--- Start DATA FOR THIS TASK ---

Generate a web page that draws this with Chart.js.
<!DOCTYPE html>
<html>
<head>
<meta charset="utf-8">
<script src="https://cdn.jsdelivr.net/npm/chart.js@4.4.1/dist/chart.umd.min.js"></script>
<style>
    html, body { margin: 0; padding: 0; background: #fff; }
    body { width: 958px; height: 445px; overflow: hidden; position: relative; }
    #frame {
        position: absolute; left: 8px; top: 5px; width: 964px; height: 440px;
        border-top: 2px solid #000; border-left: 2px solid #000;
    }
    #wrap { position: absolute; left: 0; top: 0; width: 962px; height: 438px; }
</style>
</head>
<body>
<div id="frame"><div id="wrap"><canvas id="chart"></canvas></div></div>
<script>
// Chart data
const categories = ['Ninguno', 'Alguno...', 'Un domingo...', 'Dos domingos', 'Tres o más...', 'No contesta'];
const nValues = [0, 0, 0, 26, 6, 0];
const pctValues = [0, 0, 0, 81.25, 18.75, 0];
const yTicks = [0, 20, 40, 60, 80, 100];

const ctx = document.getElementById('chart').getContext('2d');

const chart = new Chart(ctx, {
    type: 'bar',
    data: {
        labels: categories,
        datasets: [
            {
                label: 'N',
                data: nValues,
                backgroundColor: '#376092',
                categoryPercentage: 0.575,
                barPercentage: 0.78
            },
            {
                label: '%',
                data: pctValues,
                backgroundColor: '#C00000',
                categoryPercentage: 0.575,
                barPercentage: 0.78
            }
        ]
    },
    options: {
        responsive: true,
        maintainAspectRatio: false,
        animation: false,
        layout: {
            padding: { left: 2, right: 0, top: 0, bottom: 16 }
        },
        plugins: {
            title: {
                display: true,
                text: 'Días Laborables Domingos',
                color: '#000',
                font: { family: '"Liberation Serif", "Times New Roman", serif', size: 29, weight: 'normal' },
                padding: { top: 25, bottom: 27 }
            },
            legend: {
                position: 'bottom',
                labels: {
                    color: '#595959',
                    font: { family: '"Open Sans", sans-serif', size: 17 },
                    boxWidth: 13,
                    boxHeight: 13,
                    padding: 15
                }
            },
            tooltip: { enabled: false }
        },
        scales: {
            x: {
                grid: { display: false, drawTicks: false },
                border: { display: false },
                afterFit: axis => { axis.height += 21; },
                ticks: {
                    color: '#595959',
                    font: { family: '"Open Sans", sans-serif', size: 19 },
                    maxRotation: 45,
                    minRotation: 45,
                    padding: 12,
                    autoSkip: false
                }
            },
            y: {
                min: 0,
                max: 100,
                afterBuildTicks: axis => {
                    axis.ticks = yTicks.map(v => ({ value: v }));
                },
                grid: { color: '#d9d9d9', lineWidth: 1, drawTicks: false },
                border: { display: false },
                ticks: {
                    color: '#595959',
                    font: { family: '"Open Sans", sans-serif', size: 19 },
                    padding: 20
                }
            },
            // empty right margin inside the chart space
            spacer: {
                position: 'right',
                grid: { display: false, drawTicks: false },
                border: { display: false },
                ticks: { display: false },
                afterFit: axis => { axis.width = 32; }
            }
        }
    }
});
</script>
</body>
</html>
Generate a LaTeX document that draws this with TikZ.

--- End DATA FOR THIS TASK ---
--- Start DATA FOR THIS TASK ---

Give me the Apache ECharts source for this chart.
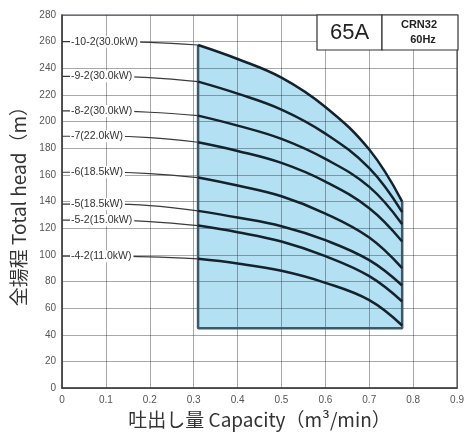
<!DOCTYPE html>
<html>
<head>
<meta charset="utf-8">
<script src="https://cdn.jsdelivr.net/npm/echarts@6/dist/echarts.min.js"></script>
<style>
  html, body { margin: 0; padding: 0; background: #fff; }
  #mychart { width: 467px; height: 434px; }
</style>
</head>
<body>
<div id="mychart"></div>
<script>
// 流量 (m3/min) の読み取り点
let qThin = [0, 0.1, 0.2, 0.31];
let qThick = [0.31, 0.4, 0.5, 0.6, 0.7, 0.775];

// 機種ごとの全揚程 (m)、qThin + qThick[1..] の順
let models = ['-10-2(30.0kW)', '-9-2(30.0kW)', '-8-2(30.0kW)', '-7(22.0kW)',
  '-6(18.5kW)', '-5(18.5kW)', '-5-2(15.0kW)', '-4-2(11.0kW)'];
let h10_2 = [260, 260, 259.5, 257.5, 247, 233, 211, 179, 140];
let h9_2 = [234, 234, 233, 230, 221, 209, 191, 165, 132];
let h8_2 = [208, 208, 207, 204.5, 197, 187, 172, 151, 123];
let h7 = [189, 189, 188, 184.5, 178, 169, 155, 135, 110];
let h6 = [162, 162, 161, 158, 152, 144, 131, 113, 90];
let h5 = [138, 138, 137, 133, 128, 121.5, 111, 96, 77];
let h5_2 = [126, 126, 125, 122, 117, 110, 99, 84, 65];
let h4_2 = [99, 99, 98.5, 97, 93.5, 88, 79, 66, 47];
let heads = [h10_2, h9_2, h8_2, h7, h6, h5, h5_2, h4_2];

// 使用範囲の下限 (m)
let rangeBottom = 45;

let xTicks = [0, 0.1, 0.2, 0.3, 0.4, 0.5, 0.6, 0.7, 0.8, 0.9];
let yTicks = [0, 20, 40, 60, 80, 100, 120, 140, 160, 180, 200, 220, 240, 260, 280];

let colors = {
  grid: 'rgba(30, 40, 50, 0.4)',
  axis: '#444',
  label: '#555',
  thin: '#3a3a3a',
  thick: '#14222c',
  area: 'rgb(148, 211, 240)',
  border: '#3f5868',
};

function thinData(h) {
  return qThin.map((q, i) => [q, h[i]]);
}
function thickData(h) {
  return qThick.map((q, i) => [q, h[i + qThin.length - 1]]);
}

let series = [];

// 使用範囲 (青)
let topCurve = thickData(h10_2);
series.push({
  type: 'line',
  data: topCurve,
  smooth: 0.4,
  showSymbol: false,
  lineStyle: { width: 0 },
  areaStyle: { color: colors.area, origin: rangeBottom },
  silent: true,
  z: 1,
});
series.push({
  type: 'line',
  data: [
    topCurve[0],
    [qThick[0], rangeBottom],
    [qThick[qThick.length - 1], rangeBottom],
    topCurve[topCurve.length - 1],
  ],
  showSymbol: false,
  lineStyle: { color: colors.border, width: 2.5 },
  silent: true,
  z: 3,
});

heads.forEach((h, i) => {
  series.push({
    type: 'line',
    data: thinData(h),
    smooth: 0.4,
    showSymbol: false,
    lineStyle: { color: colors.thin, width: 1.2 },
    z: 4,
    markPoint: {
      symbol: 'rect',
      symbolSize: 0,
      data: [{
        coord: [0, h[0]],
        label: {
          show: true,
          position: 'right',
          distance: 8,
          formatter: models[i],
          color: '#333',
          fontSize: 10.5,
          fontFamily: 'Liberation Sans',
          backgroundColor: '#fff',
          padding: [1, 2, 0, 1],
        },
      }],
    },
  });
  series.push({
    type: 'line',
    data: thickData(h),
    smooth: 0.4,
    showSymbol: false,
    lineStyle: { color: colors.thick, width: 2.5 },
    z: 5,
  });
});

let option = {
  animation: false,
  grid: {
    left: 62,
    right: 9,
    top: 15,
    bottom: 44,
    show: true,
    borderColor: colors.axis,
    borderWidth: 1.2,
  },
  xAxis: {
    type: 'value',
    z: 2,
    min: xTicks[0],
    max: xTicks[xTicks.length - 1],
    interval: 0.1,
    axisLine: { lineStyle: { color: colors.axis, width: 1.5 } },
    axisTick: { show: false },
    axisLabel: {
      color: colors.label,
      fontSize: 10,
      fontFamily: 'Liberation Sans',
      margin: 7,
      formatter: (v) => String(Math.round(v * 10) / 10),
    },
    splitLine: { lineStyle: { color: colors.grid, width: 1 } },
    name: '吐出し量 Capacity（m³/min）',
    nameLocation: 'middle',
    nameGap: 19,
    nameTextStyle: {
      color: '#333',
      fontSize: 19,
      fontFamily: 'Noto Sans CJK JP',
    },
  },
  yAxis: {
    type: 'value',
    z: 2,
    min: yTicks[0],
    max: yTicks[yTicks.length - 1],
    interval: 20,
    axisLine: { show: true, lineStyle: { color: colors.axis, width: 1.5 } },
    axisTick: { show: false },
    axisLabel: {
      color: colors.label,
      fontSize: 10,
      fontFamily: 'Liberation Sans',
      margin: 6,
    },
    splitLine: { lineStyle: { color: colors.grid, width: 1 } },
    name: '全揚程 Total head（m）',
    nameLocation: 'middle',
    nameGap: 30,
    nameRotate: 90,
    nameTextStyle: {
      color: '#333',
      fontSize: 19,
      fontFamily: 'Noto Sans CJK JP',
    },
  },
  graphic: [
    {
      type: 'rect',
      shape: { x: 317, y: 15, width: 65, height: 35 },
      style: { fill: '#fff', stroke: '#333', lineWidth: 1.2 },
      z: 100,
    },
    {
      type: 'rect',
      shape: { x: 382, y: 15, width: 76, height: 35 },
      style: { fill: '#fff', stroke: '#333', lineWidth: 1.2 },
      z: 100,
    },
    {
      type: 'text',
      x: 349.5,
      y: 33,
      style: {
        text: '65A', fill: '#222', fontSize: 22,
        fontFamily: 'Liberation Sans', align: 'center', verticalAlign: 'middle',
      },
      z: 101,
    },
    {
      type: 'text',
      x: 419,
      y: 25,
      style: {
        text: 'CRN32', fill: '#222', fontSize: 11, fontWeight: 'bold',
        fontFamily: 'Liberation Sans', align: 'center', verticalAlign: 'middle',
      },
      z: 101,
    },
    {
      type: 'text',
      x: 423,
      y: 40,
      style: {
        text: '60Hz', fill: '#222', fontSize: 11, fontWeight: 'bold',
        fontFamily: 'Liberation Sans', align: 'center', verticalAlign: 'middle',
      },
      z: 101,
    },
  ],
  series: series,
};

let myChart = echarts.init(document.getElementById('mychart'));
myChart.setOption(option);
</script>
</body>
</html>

--- End DATA FOR THIS TASK ---

| OBJECTIVE |
Take the stretch from the line containing "Give me the" through the line containing "let series = [];" and reproduce it exactly, both ends included. Omit the pictures.

| FINAL ANSWER |
Give me the Apache ECharts source for this chart.
<!DOCTYPE html>
<html>
<head>
<meta charset="utf-8">
<script src="https://cdn.jsdelivr.net/npm/echarts@6/dist/echarts.min.js"></script>
<style>
  html, body { margin: 0; padding: 0; background: #fff; }
  #mychart { width: 467px; height: 434px; }
</style>
</head>
<body>
<div id="mychart"></div>
<script>
// 流量 (m3/min) の読み取り点
let qThin = [0, 0.1, 0.2, 0.31];
let qThick = [0.31, 0.4, 0.5, 0.6, 0.7, 0.775];

// 機種ごとの全揚程 (m)、qThin + qThick[1..] の順
let models = ['-10-2(30.0kW)', '-9-2(30.0kW)', '-8-2(30.0kW)', '-7(22.0kW)',
  '-6(18.5kW)', '-5(18.5kW)', '-5-2(15.0kW)', '-4-2(11.0kW)'];
let h10_2 = [260, 260, 259.5, 257.5, 247, 233, 211, 179, 140];
let h9_2 = [234, 234, 233, 230, 221, 209, 191, 165, 132];
let h8_2 = [208, 208, 207, 204.5, 197, 187, 172, 151, 123];
let h7 = [189, 189, 188, 184.5, 178, 169, 155, 135, 110];
let h6 = [162, 162, 161, 158, 152, 144, 131, 113, 90];
let h5 = [138, 138, 137, 133, 128, 121.5, 111, 96, 77];
let h5_2 = [126, 126, 125, 122, 117, 110, 99, 84, 65];
let h4_2 = [99, 99, 98.5, 97, 93.5, 88, 79, 66, 47];
let heads = [h10_2, h9_2, h8_2, h7, h6, h5, h5_2, h4_2];

// 使用範囲の下限 (m)
let rangeBottom = 45;

let xTicks = [0, 0.1, 0.2, 0.3, 0.4, 0.5, 0.6, 0.7, 0.8, 0.9];
let yTicks = [0, 20, 40, 60, 80, 100, 120, 140, 160, 180, 200, 220, 240, 260, 280];

let colors = {
  grid: 'rgba(30, 40, 50, 0.4)',
  axis: '#444',
  label: '#555',
  thin: '#3a3a3a',
  thick: '#14222c',
  area: 'rgb(148, 211, 240)',
  border: '#3f5868',
};

function thinData(h) {
  return qThin.map((q, i) => [q, h[i]]);
}
function thickData(h) {
  return qThick.map((q, i) => [q, h[i + qThin.length - 1]]);
}

let series = [];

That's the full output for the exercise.